This the second of today’s installments from William Sieghart’s book The Poetry Pharmacy. This one really tickles my fancy.
… the po faced seriousness of our modern obsession with health and emotional balance is not the only way to live. We can be happy without making an effort to live in the moment, or be mindful, or do any of those things we all feel a buzz of guilt about ignoring.
Of course we could all benefit from living in the moment more than we do – but it is also true that to treat the present as anything more than a second home, however frequently visited, would be a catastrophe. As with anything else in the world, living in the moment is only useful in moderation. What’s more, allowing ourselves to get caught up in the cultural panic about how we should live, how we should think, and how we should breathe, can lead to more misery than well practised mindfulness could ever solve.
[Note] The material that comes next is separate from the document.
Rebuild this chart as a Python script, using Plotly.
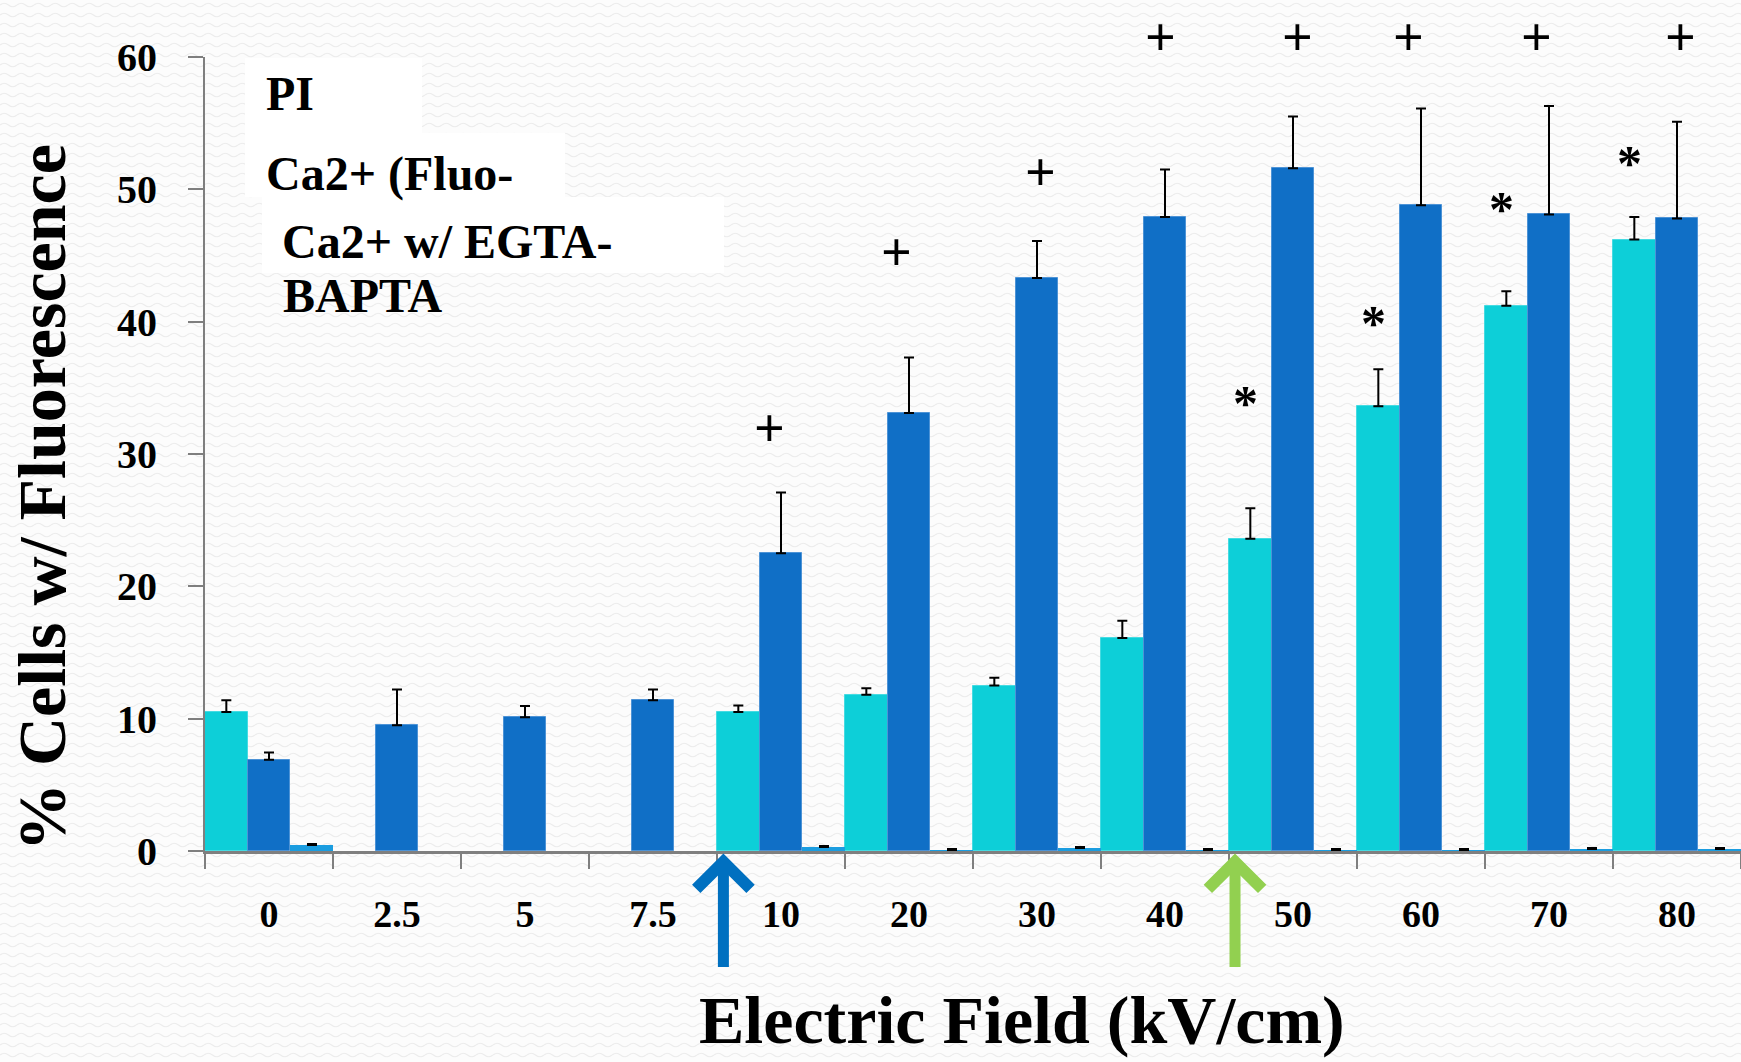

If living in the moment doesn’t suit you, it if doesn’t make sense for you, don’t to it! Don’t feel obliged to change your interior life to suit the faddish dictates of the self help industry. Although here is real value in living in the moment, there is also real value in living how you want to live, and accepting the parts of yourself you can’t change. If you’re a fretter, or a daydreamer, or a reminiscer – celebrate it. Be yourself. That’s the best advice any guru can give you.
The trouble with present is
that it’s always in a state of vanishing.
Billy Collins
I adore that quote 💜
Me too its one of the first times I have heard someone express this kind of view. And it makes sense. All that Eckhardt Tolle teaching about living in the present at times did my head in. It seems to ignore the real reality of past pain and disordered attachments.